>> start
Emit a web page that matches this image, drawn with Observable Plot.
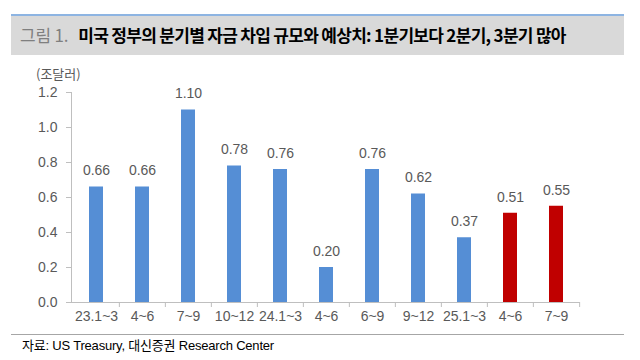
<!DOCTYPE html>
<html>
<head>
<meta charset="utf-8">
<script src="https://cdn.jsdelivr.net/npm/d3@7"></script>
<script src="https://cdn.jsdelivr.net/npm/@observablehq/plot@0.6"></script>
<style>
  body { margin: 0; background: #fff; }
  #wrap { position: relative; width: 640px; height: 360px; font-family: "Liberation Sans", Arial, "Noto Sans CJK KR", sans-serif; }
  #band { position: absolute; left: 11px; top: 14px; width: 613px; height: 41px; background: #D9D9D9; border-top: 2px solid #8DB4E2; box-sizing: border-box; }
  #title { position: absolute; left: 9px; top: 9px; font-size: 17px; white-space: nowrap; font-family: "Noto Sans CJK KR", sans-serif; line-height: 20px; }
  #title .num { color: #7F7F7F; font-weight: 400; letter-spacing: -0.2px; }
  #title .main { color: #000; font-weight: 700; letter-spacing: -0.7px; margin-left: 10px; }
  #ylab { position: absolute; left: 36px; top: 66px; font-size: 13px; color: #595959; font-family: "Noto Sans CJK KR", sans-serif; line-height: 16px; }
  #chart { position: absolute; left: 0; top: 60px; }
  #rule { position: absolute; left: 11px; top: 334px; width: 613px; height: 1px; background: #A6A6A6; }
  #caption { position: absolute; left: 22px; top: 337px; font-size: 13px; color: #000; white-space: nowrap; line-height: 17px; letter-spacing: -0.2px; }
</style>
</head>
<body>
<div id="wrap">
  <div id="band"><div id="title"><span class="num">그림 1.</span><span class="main">미국 정부의 분기별 자금 차입 규모와 예상치: 1분기보다 2분기, 3분기 많아</span></div></div>
  <div id="ylab">(조달러)</div>
  <div id="chart"></div>
  <div id="rule"></div>
  <div id="caption">자료: US Treasury, 대신증권 Research Center</div>
</div>
<script>
const periodKeys = ["23Q1", "23Q2", "23Q3", "23Q4", "24Q1", "24Q2", "24Q3", "24Q4", "25Q1", "25Q2", "25Q3"];
const periodLabels = ["23.1~3", "4~6", "7~9", "10~12", "24.1~3", "4~6", "6~9", "9~12", "25.1~3", "4~6", "7~9"];
const borrowing = [0.66, 0.66, 1.10, 0.78, 0.76, 0.20, 0.76, 0.62, 0.37, 0.51, 0.55];
const kinds = ["actual", "actual", "actual", "actual", "actual", "actual", "actual", "actual", "actual", "forecast", "forecast"];
const yTicks = [0, 0.2, 0.4, 0.6, 0.8, 1.0, 1.2];

const data = periodKeys.map((k, i) => ({key: k, label: periodLabels[i], value: borrowing[i], kind: kinds[i]}));
const labelOf = new Map(periodKeys.map((k, i) => [k, periodLabels[i]]));

const W = 640, H = 270, mL = 71, mR = 60, mT = 32, mB = 28;
const half = (W - mL - mR) / periodKeys.length / 2;
const gray = "#BFBFBF";
const textGray = "#595959";

const chart = Plot.plot({
  width: W,
  height: H,
  marginLeft: mL,
  marginRight: mR,
  marginTop: mT,
  marginBottom: mB,
  style: {fontFamily: "'Liberation Sans', Arial, sans-serif", fontSize: "14px", color: textGray, background: "transparent"},
  x: {domain: periodKeys, paddingInner: 0.7, paddingOuter: 0.35},
  y: {domain: [0, 1.2]},
  color: {domain: ["actual", "forecast"], range: ["#558ED5", "#C00000"]},
  marks: [
    Plot.barY(data, {x: "key", y: "value", fill: "kind"}),
    Plot.frame({anchor: "left", stroke: gray}),
    Plot.ruleY([0], {stroke: gray}),
    Plot.ruleX(periodKeys.slice(1), {x: d => d, y1: 0, y2: 0, dx: -half, insetBottom: -5, stroke: gray}),
    Plot.ruleX(periodKeys.slice(-1), {x: d => d, y1: 0, y2: 0, dx: half, insetBottom: -5, stroke: gray}),
    Plot.text(data, {x: "key", y: "value", text: d => d3.format(".2f")(d.value), dy: -16, lineAnchor: "middle", fill: textGray, fontSize: 14}),
    Plot.axisY({ticks: yTicks, tickFormat: d3.format(".1f"), tickSize: 5, tickPadding: 9, stroke: gray, label: null, fontSize: 14, fill: textGray}),
    Plot.axisX({tickFormat: d => labelOf.get(d), tickSize: 0, tickPadding: 9, label: null, fontSize: 14, fill: textGray})
  ]
});
document.getElementById("chart").appendChild(chart);
</script>
</body>
</html>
>> end
:: EXERCISE REQUIREMENTS ::
Restate the whole of the material word for word without the pictures.

:: ANSWER TO THE EXERCISE ::
Emit a web page that matches this image, drawn with Observable Plot.
<!DOCTYPE html>
<html>
<head>
<meta charset="utf-8">
<script src="https://cdn.jsdelivr.net/npm/d3@7"></script>
<script src="https://cdn.jsdelivr.net/npm/@observablehq/plot@0.6"></script>
<style>
  body { margin: 0; background: #fff; }
  #wrap { position: relative; width: 640px; height: 360px; font-family: "Liberation Sans", Arial, "Noto Sans CJK KR", sans-serif; }
  #band { position: absolute; left: 11px; top: 14px; width: 613px; height: 41px; background: #D9D9D9; border-top: 2px solid #8DB4E2; box-sizing: border-box; }
  #title { position: absolute; left: 9px; top: 9px; font-size: 17px; white-space: nowrap; font-family: "Noto Sans CJK KR", sans-serif; line-height: 20px; }
  #title .num { color: #7F7F7F; font-weight: 400; letter-spacing: -0.2px; }
  #title .main { color: #000; font-weight: 700; letter-spacing: -0.7px; margin-left: 10px; }
  #ylab { position: absolute; left: 36px; top: 66px; font-size: 13px; color: #595959; font-family: "Noto Sans CJK KR", sans-serif; line-height: 16px; }
  #chart { position: absolute; left: 0; top: 60px; }
  #rule { position: absolute; left: 11px; top: 334px; width: 613px; height: 1px; background: #A6A6A6; }
  #caption { position: absolute; left: 22px; top: 337px; font-size: 13px; color: #000; white-space: nowrap; line-height: 17px; letter-spacing: -0.2px; }
</style>
</head>
<body>
<div id="wrap">
  <div id="band"><div id="title"><span class="num">그림 1.</span><span class="main">미국 정부의 분기별 자금 차입 규모와 예상치: 1분기보다 2분기, 3분기 많아</span></div></div>
  <div id="ylab">(조달러)</div>
  <div id="chart"></div>
  <div id="rule"></div>
  <div id="caption">자료: US Treasury, 대신증권 Research Center</div>
</div>
<script>
const periodKeys = ["23Q1", "23Q2", "23Q3", "23Q4", "24Q1", "24Q2", "24Q3", "24Q4", "25Q1", "25Q2", "25Q3"];
const periodLabels = ["23.1~3", "4~6", "7~9", "10~12", "24.1~3", "4~6", "6~9", "9~12", "25.1~3", "4~6", "7~9"];
const borrowing = [0.66, 0.66, 1.10, 0.78, 0.76, 0.20, 0.76, 0.62, 0.37, 0.51, 0.55];
const kinds = ["actual", "actual", "actual", "actual", "actual", "actual", "actual", "actual", "actual", "forecast", "forecast"];
const yTicks = [0, 0.2, 0.4, 0.6, 0.8, 1.0, 1.2];

const data = periodKeys.map((k, i) => ({key: k, label: periodLabels[i], value: borrowing[i], kind: kinds[i]}));
const labelOf = new Map(periodKeys.map((k, i) => [k, periodLabels[i]]));

const W = 640, H = 270, mL = 71, mR = 60, mT = 32, mB = 28;
const half = (W - mL - mR) / periodKeys.length / 2;
const gray = "#BFBFBF";
const textGray = "#595959";

const chart = Plot.plot({
  width: W,
  height: H,
  marginLeft: mL,
  marginRight: mR,
  marginTop: mT,
  marginBottom: mB,
  style: {fontFamily: "'Liberation Sans', Arial, sans-serif", fontSize: "14px", color: textGray, background: "transparent"},
  x: {domain: periodKeys, paddingInner: 0.7, paddingOuter: 0.35},
  y: {domain: [0, 1.2]},
  color: {domain: ["actual", "forecast"], range: ["#558ED5", "#C00000"]},
  marks: [
    Plot.barY(data, {x: "key", y: "value", fill: "kind"}),
    Plot.frame({anchor: "left", stroke: gray}),
    Plot.ruleY([0], {stroke: gray}),
    Plot.ruleX(periodKeys.slice(1), {x: d => d, y1: 0, y2: 0, dx: -half, insetBottom: -5, stroke: gray}),
    Plot.ruleX(periodKeys.slice(-1), {x: d => d, y1: 0, y2: 0, dx: half, insetBottom: -5, stroke: gray}),
    Plot.text(data, {x: "key", y: "value", text: d => d3.format(".2f")(d.value), dy: -16, lineAnchor: "middle", fill: textGray, fontSize: 14}),
    Plot.axisY({ticks: yTicks, tickFormat: d3.format(".1f"), tickSize: 5, tickPadding: 9, stroke: gray, label: null, fontSize: 14, fill: textGray}),
    Plot.axisX({tickFormat: d => labelOf.get(d), tickSize: 0, tickPadding: 9, label: null, fontSize: 14, fill: textGray})
  ]
});
document.getElementById("chart").appendChild(chart);
</script>
</body>
</html>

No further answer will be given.